===== MATERIAL SHOWN =====

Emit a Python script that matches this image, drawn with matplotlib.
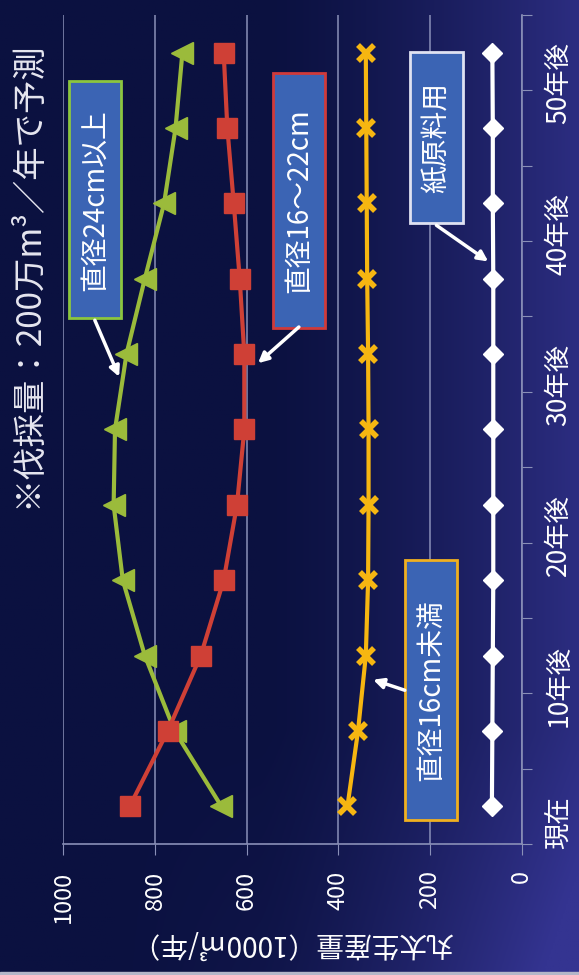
import numpy as np
import matplotlib
matplotlib.use('Agg')
import matplotlib.pyplot as plt
from matplotlib.patches import Rectangle

plt.rcParams['font.family'] = ['Noto Sans CJK JP', 'DejaVu Sans']

# 丸太生産量の予測（1000m3/年）、伐採量200万m3/年
periods = ['現在', '', '10年後', '', '20年後', '', '30年後', '', '40年後', '', '50年後']
over24 = [655, 757, 822, 870, 890, 887, 862, 822, 780, 755, 740]
d16_22 = [855, 772, 700, 650, 621, 605, 605, 615, 628, 642, 650]
under16 = [380, 357, 340, 335, 334, 334, 335, 337, 338, 339, 340]
pulp = [65, 64, 63, 62, 62, 62, 62, 62, 63, 63, 64]
value_ticks = [0, 200, 400, 600, 800, 1000]

W, H = 579, 975
fig = plt.figure(figsize=(W / 100, H / 100), dpi=100)

# slide background: dark navy, bluer towards the right / bottom right
bg = fig.add_axes([0, 0, 1, 1], zorder=-1)
xx, yy = np.meshgrid(np.linspace(0, 1, 300), np.linspace(0, 1, 500))
t = np.clip((xx - 0.45) / 0.55, 0, 1) ** 1.4 * 0.8
t += np.clip((yy - 0.75) / 0.25, 0, 1) * np.clip((xx - 0.2) / 0.8, 0, 1) * 0.35
t = np.clip(t, 0, 1)
dark = np.array([11, 17, 64]) / 255
light = np.array([52, 52, 145]) / 255
bg.imshow(dark + t[..., None] * (light - dark), aspect='auto',
          extent=[0, 1, 0, 1], origin='upper')
bg.axis('off')
fig.patches.append(Rectangle((0, 0), 1, 3 / H, transform=fig.transFigure,
                             color='#b4b6c8', zorder=0))

# chart is laid out sideways: values run right-to-left, periods bottom-to-top
ax = fig.add_axes([63.2 / W, 1 - 844 / H, (521.7 - 63.2) / W, (844 - 15) / H])
ax.set_facecolor('none')
cats = np.arange(len(periods))
gridc = '#8a90b8'

ax.plot(over24, cats, color='#9bbb3b', lw=3, marker='<', ms=16, zorder=3)
ax.plot(d16_22, cats, color='#cf4036', lw=3, marker='s', ms=15, zorder=3)
ax.plot(under16, cats, color='#f6b611', lw=3, marker='x', ms=11, mew=4, zorder=3)
ax.plot(pulp, cats, color='white', lw=3, marker='D', ms=10, zorder=3)

ax.set_xlim(1000, 0)
ax.set_ylim(-0.5, len(periods) - 0.5)
ax.set_xticks(value_ticks)
ax.xaxis.grid(True, color=gridc, lw=1.1)
ax.set_axisbelow(True)
for s in ['top', 'left']:
    ax.spines[s].set_visible(False)
for s in ['bottom', 'right']:
    ax.spines[s].set_color(gridc)
    ax.spines[s].set_linewidth(1.2)

ax.tick_params(axis='x', direction='out', length=8, color=gridc, labelcolor='white',
               labelrotation=90, labelsize=17, pad=11)
ax.yaxis.tick_right()
ax.set_yticks(np.arange(-0.5, len(periods), 1))
ax.set_yticklabels([])
ax.set_yticks(cats, minor=True)
ax.set_yticklabels(periods, minor=True)
ax.tick_params(axis='y', which='major', direction='out', length=7, color=gridc)
ax.tick_params(axis='y', which='minor', length=0, labelcolor='white',
               labelrotation=90, labelsize=19, pad=17)

fig.text(28 / W, 1 - 275 / H, '※伐採量：200万m³／年で予測', rotation=90,
         ha='center', va='center', fontsize=24, color='#e6e6f0')
fig.text(292 / W, 1 - 943 / H, '丸太生産量（1000㎥/年）', rotation=180,
         ha='center', va='center', fontsize=20, color='white')

# callout boxes: (label, edge colour, value range, period range, arrow start, arrow tip)
callouts = [
    ('直径24cm以上', '#8cc63f', (874, 988), (6.48, 9.62), (931, 6.45), (878, 5.70)),
    ('直径16～22cm', '#d03a3a', (429, 542), (6.35, 9.73), (486, 6.36), (575, 5.88)),
    ('紙原料用', '#dfe2f2', (129, 243), (7.74, 10.01), (186, 7.71), (73, 7.23)),
    ('直径16cm未満', '#f0b020', (141, 255), (-0.18, 3.27), (255, 1.54), (324, 1.68)),
]
for label, ec, (v0, v1), (c0, c1), start, tip in callouts:
    ax.add_patch(Rectangle((v0, c0), v1 - v0, c1 - c0, facecolor='#3b64b4',
                           edgecolor=ec, lw=2, zorder=5))
    ax.text((v0 + v1) / 2, (c0 + c1) / 2, label, rotation=90, ha='center',
            va='center', color='white', fontsize=20, zorder=6)
    ax.annotate('', xy=tip, xytext=start, zorder=6,
                arrowprops=dict(arrowstyle='-|>,head_length=0.6,head_width=0.3',
                                color='white', lw=2.5, shrinkA=0, shrinkB=0))

fig.savefig('out.png', dpi=100)
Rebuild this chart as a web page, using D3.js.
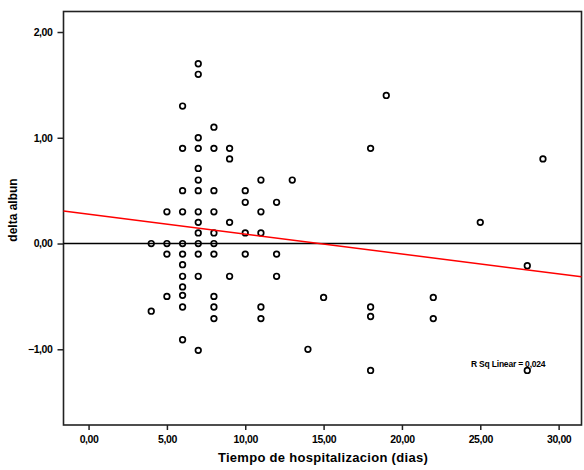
<!DOCTYPE html>
<html>
<head>
<meta charset="utf-8">
<script src="https://cdn.jsdelivr.net/npm/d3@7"></script>
<style>
  html, body { margin: 0; padding: 0; background: #fff; }
  svg { display: block; }
  text { font-family: "Liberation Sans", Arial, sans-serif; font-weight: bold; fill: #000; }
</style>
</head>
<body>
<svg id="chart" width="584" height="470"></svg>
<script>
// Data
const days = [
  4, 4,
  5, 5, 5, 5,
  6, 6, 6, 6, 6, 6, 6, 6, 6, 6, 6, 6,
  7, 7, 7, 7, 7, 7, 7, 7, 7, 7, 7, 7, 7, 7,
  8, 8, 8, 8, 8, 8, 8, 8, 8, 8,
  9, 9, 9, 9,
  10, 10, 10, 10,
  11, 11, 11, 11, 11,
  12, 12, 12,
  13, 14, 15,
  18, 18, 18, 18,
  19,
  22, 22,
  25,
  28, 28,
  29
];
const deltaAlbumin = [
  0.00, -0.64,
  0.30, 0.00, -0.10, -0.50,
  1.30, 0.90, 0.50, 0.30, 0.00, -0.10, -0.20, -0.31, -0.41, -0.49, -0.60, -0.91,
  1.70, 1.60, 1.00, 0.90, 0.71, 0.60, 0.50, 0.30, 0.20, 0.10, 0.00, -0.10, -0.31, -1.01,
  1.10, 0.90, 0.50, 0.30, 0.10, 0.00, -0.10, -0.50, -0.60, -0.71,
  0.90, 0.80, 0.20, -0.31,
  0.50, 0.39, 0.10, -0.10,
  0.60, 0.30, 0.10, -0.60, -0.71,
  0.39, -0.10, -0.31,
  0.60, -1.00, -0.51,
  0.90, -0.60, -0.69, -1.20,
  1.40,
  -0.51, -0.71,
  0.20,
  -0.21, -1.20,
  0.80
];
const xTicks = [0, 5, 10, 15, 20, 25, 30];
const yTicks = [-1, 0, 1, 2];
// Fit line: [intercept, slope]
const fitLine = [0.277, -0.0188];
const rSquared = 0.024;

const fmt = v => d3.format(".2f")(v).replace(".", ",");

const svg = d3.select("#chart");
const pLeft = 63.5, pRight = 581.5, pTop = 11.5, pBottom = 425;

const x = d3.scaleLinear().domain([-1.6, 31.46]).range([pLeft, pRight]);
const y = d3.scaleLinear().domain([-1.716, 2.194]).range([pBottom, pTop]);

// Frame
svg.append("rect")
  .attr("x", pLeft).attr("y", pTop)
  .attr("width", pRight - pLeft).attr("height", pBottom - pTop)
  .attr("fill", "none").attr("stroke", "#222").attr("stroke-width", 1.6);

// X axis
const xAxis = svg.append("g").attr("transform", `translate(0,${pBottom})`)
  .call(d3.axisBottom(x).tickValues(xTicks).tickFormat(fmt).tickSize(5).tickPadding(6));
xAxis.select(".domain").remove();
xAxis.selectAll(".tick line").attr("stroke", "#222").attr("stroke-width", 1.5);
xAxis.selectAll(".tick text").attr("font-size", "10.5px").attr("font-family", "Liberation Sans, Arial, sans-serif").attr("font-weight", "bold").attr("letter-spacing", "-0.4px").attr("fill", "#000");

// Y axis
const yAxis = svg.append("g").attr("transform", `translate(${pLeft},0)`)
  .call(d3.axisLeft(y).tickValues(yTicks).tickFormat(fmt).tickSize(6).tickPadding(5));
yAxis.select(".domain").remove();
yAxis.selectAll(".tick line").attr("stroke", "#222").attr("stroke-width", 1.5);
yAxis.selectAll(".tick text").attr("font-size", "10.5px").attr("font-family", "Liberation Sans, Arial, sans-serif").attr("font-weight", "bold").attr("letter-spacing", "-0.4px").attr("fill", "#000");

// Axis titles
svg.append("text")
  .attr("x", 323).attr("y", 462)
  .attr("text-anchor", "middle")
  .attr("font-size", "13px")
  .attr("letter-spacing", "0.3px")
  .text("Tiempo de hospitalizacion (dias)");

svg.append("text")
  .attr("transform", "translate(17,210) rotate(-90)")
  .attr("text-anchor", "middle")
  .attr("font-size", "12px")
  .text("delta albun");

// Points
const pts = days.map((d, i) => ({ x: d, y: deltaAlbumin[i] }));
svg.append("g").selectAll("circle")
  .data(pts).join("circle")
  .attr("cx", d => x(d.x)).attr("cy", d => y(d.y))
  .attr("r", 2.8)
  .attr("fill", "none").attr("stroke", "#000").attr("stroke-width", 1.7);

// Zero reference line
svg.append("line")
  .attr("x1", pLeft).attr("x2", pRight)
  .attr("y1", y(0)).attr("y2", y(0))
  .attr("stroke", "#000").attr("stroke-width", 1.5);

// Fit line
const xd = x.domain();
svg.append("line")
  .attr("x1", x(xd[0])).attr("y1", y(fitLine[0] + fitLine[1] * xd[0]))
  .attr("x2", x(xd[1])).attr("y2", y(fitLine[0] + fitLine[1] * xd[1]))
  .attr("stroke", "#ff0000").attr("stroke-width", 1.5);

// R squared label
svg.append("text")
  .attr("x", 471).attr("y", 367)
  .attr("font-size", "8.5px")
  .attr("letter-spacing", "-0.2px")
  .text("R Sq Linear = " + d3.format(".3f")(rSquared).replace(".", ","));
</script>
</body>
</html>
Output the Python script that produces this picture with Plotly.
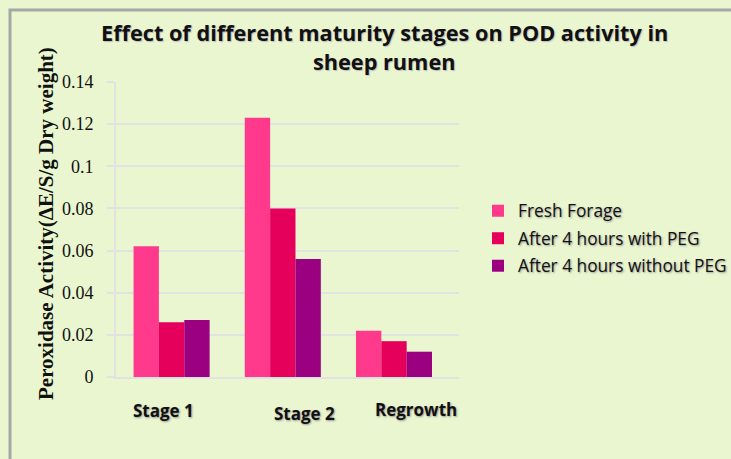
import plotly.graph_objects as go

categories = ["Stage 1", "Stage 2", "Regrowth"]
series_names = ["Fresh Forage", "After 4 hours with PEG", "After 4 hours without PEG"]
fresh = [0.062, 0.123, 0.022]
with_peg = [0.026, 0.080, 0.017]
without_peg = [0.027, 0.056, 0.012]
y_ticks = [0, 0.02, 0.04, 0.06, 0.08, 0.1, 0.12, 0.14]
y_ticklabels = ["0", "0.02", "0.04", "0.06", "0.08", "0.1", "0.12", "0.14"]

colors = ["#FF3A8C", "#E5005B", "#9B0080"]
bg = "#E9F6CF"
shadow = "1px 1px 2px #9a9a9a"

W, H = 731, 459
ml, mr, mt, mb = 116, 272, 82, 82
pw, ph = W - ml - mr, H - mt - mb

def px_x(x):
    return (x - ml) / pw

def px_y(y):
    return (H - mb - y) / ph

fig = go.Figure()
for name, vals, c in zip(series_names, [fresh, with_peg, without_peg], colors):
    fig.add_trace(go.Bar(
        x=categories, y=vals, name=name, legendgroup=name,
        marker=dict(color=c, line=dict(width=0)),
    ))

# category labels offset as in the reference
label_shift = [-8, 22, 22]
label_y = [410, 413, 409]
for cat, dx, ly in zip(categories, label_shift, label_y):
    fig.add_annotation(
        x=cat, xref="x", y=px_y(ly), yref="paper", text="<b>" + cat + "</b>",
        showarrow=False, xshift=dx,
        font=dict(family="Open Sans", size=17, color="#111111", shadow=shadow),
        xanchor="center", yanchor="middle",
    )

# y-axis title
fig.add_annotation(
    x=px_x(46), xref="paper", y=px_y(224), yref="paper",
    text="<b>Peroxidase Activity(ΔE/S/g Dry weight)</b>", textangle=-90,
    showarrow=False, font=dict(family="Liberation Serif", size=21, color="#111111"),
    xanchor="center", yanchor="middle",
)

# title lines
for txt, ty in [("Effect of different maturity stages on POD activity in", 32),
                ("sheep rumen", 62)]:
    fig.add_annotation(
        x=px_x(384), xref="paper", y=px_y(ty), yref="paper",
        text="<b>" + txt + "</b>",
        showarrow=False,
        font=dict(family="Open Sans", size=21.7, color="#111111", shadow="1px 1px 1px #bbbbbb"),
        xanchor="center", yanchor="middle",
    )

# chart frame (gray border top/left)
fig.add_shape(type="rect", xref="paper", yref="paper",
              x0=px_x(10), x1=px_x(780), y0=px_y(10), y1=px_y(500),
              line=dict(color="#A6A6A6", width=3), fillcolor="rgba(0,0,0,0)",
              layer="above")

fig.update_layout(
    width=W, height=H,
    margin=dict(l=ml, r=mr, t=mt, b=mb, autoexpand=False),
    paper_bgcolor=bg, plot_bgcolor=bg,
    barmode="group", bargap=0.316, bargroupgap=0,
    showlegend=True,
    legend=dict(
        x=px_x(478), xanchor="left", y=px_y(193), yanchor="top",
        font=dict(family="Open Sans", size=17.3, color="#111111", shadow=shadow),
        bgcolor="rgba(0,0,0,0)", tracegroupgap=2, traceorder="grouped",
        itemclick=False,
    ),
    xaxis=dict(
        type="category", showticklabels=False, ticks="",
        showline=True, linecolor="#E2E2E2", linewidth=2, showgrid=False,
        fixedrange=True, automargin=False,
    ),
    yaxis=dict(
        range=[0, 0.14], tickvals=y_ticks, ticktext=y_ticklabels,
        ticks="outside", ticklen=7, tickcolor="#E2E2E2", tickwidth=2,
        ticklabelstandoff=10,
        showline=True, linecolor="#E2E2E2", linewidth=2,
        showgrid=True, gridcolor="#E2E2E2", gridwidth=2,
        zeroline=False, automargin=False,
        tickfont=dict(family="Liberation Serif", size=18, color="#111111"),
        fixedrange=True,
    ),
)

fig.write_html("out.html", config={"displayModeBar": False},
               post_script="document.body.style.margin='0';")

=====

## REQUIRED TASK
Restate the material word for word from its first line through the line containing "fig = plt.figure(figsize=(W", both included; the pictures do not belong in it.

## SOLVED PROBLEM
Emit a Python script that matches this image, drawn with matplotlib.
import numpy as np
import matplotlib
matplotlib.use('Agg')
import matplotlib.pyplot as plt
from matplotlib.patches import Rectangle

plt.rcParams['font.family'] = ['Noto Sans CJK JP', 'DejaVu Sans']

# 丸太生産量の予測（1000m3/年）、伐採量200万m3/年
periods = ['現在', '', '10年後', '', '20年後', '', '30年後', '', '40年後', '', '50年後']
over24 = [655, 757, 822, 870, 890, 887, 862, 822, 780, 755, 740]
d16_22 = [855, 772, 700, 650, 621, 605, 605, 615, 628, 642, 650]
under16 = [380, 357, 340, 335, 334, 334, 335, 337, 338, 339, 340]
pulp = [65, 64, 63, 62, 62, 62, 62, 62, 63, 63, 64]
value_ticks = [0, 200, 400, 600, 800, 1000]

W, H = 579, 975
fig = plt.figure(figsize=(W / 100, H / 100), dpi=100)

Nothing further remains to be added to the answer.